# US residency



## raeernisse (Aug 12, 2014)

My wife and I are moving to Puerto Vallarta in June. We will not have a home in our current state of Missouri. So for filing income taxes, renewing credit cards etc. what is considered our state of residency? I know some have suggested using another family members address, but if not that, what do people do? Thanks.


----------



## chicois8 (Aug 8, 2009)

Jalisco.............


----------



## lagoloo (Apr 12, 2011)

raeernisse said:


> My wife and I are moving to Puerto Vallarta in June. We will not have a home in our current state of Missouri. So for filing income taxes, renewing credit cards etc. what is considered our state of residency? I know some have suggested using another family members address, but if not that, what do people do? Thanks.


There are several ways to go: 2) be honest, admit where you live to your various institutions and some of them may throw you off the bus. In that case, you'll need to establish an account at a Mexican bank, get their debit card and be able to pay your bills easily.
The Social Security Admin will send your checks to the Mexican bank if you request it.
If you already have your main funds in a U.S. investment institution, chances are they'll keep you. The above choice has worked for me.

2) do a "workaround" by using someone else's address in the U.S. and hope this doesn't go sideways on you. This does work for many people.
Many people sign up with a mailing system (like Mail Boxes etc.) that gives them a Texas address for their official mail. That mail is then forwarded to their local mailing service.


----------



## RVGRINGO (May 16, 2007)

We lived in Chapala for 13 years and used a mailing service with a Laredo, TX address; the most recent one being Sol y Luna Logistics, which has a website. We maintained our banking with our US bank (USAA) and did all banking online. They knew our residence was in Mexico, but our Mailing Address was Laredo. We did no active investing; just checking, savings and money market accounts. Never did use a Mexican bank. We bought homes and cars with either direct transfers or plastic, with a one day removal of the daily limit pre-arranged with the bank. We believe in keeping things simple and safe.


----------



## raeernisse (Aug 12, 2014)

What about drivers license?


----------



## TundraGreen (Jul 15, 2010)

raeernisse said:


> What about drivers license?


I have a US drivers license which I got using a friend's address. I think I had an envelope or something that had been addressed to me there. I also have an Jalisco driver's license that I got with my real, Mexican, address on it. When renting cars in the US, sometimes the US license raises fewer questions, but I have rented cars in the US with the Jalisco license. I also rented a car once in Mexico. I don't remember which license I showed them, probably Jalisco.


----------



## RVGRINGO (May 16, 2007)

We had fresh TX licenses when we moved to Mexico. We were able to renew them once on a trip north, then once online. Mine will expire Sunday, but I have not been able to drive lately, so for me it is moot. Also, those things are harder to renew now, so you should plan on getting a license in Mexico before your current one expires. It will also be good everywhere.


----------



## WintheWin (Jul 15, 2015)

Some states will allow you to use a US PO Box for a "mailing address…"
That's what shows up on the actual Driver's License.
I believe you have to put a "personal/living address" for the DMV records, but that's not printed on the card, to the best of my knowledge.
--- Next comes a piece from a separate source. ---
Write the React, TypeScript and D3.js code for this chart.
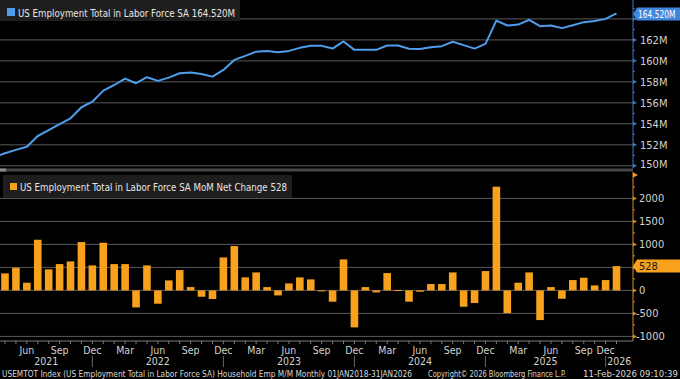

For tax purposes, I put my residency in Mexico, even though I work in the states.

That way, I don't have to pay the ACA tax, don't need to maintain 'minimum coverage' in the states, or none of that hoo haa.


----------



## sixcats (Aug 1, 2015)

raeernisse said:


> My wife and I are moving to Puerto Vallarta in June. We will not have a home in our current state of Missouri. So for filing income taxes, renewing credit cards etc. what is considered our state of residency? I know some have suggested using another family members address, but if not that, what do people do? Thanks.


What I know :
- we use our Mexican address (actually our Mexican PO Box) on our US Federal taxes. 
- we have a Bank of America credit card which has our Mexican street address as the primary address.
- we have moved ALL of our retirement accounts to Schwab - who has no problem with our Mexican residency. They have also given us a debit card with no foreign transaction fees, reimbursed ATM fees and a very decent exchange rate.
- When we left the US we switched our temporary mailing address to a friend's address (different county from where we had been living). The supervisor of elections picked up on that and switched our official address to their's (the county building of the supervisor's office). I believe we can only vote on senatorial and presidential candidates.
- We have a US driver's license which is good until 2020. We have a Mexican driver's license which was a breeze to obtain.
- We have accounts with 2 Mexican banks (for diversity) and 2 Mexican investment firms. I like to have some money close - just in case.

What I think :
- I believe Missouri has a state income tax - which you may not avoid by moving to Mexico. We moved from a state which had no state income tax so it was not an issue for us .

Edit : To be honest - we felt a little uncomfortable imposing on our friend for a US address. That and she is 10 years older than us. We may have 1 or 2 accounts we still have to change over to our Mexican addresses - but our friend is no longer receiving our mail.


----------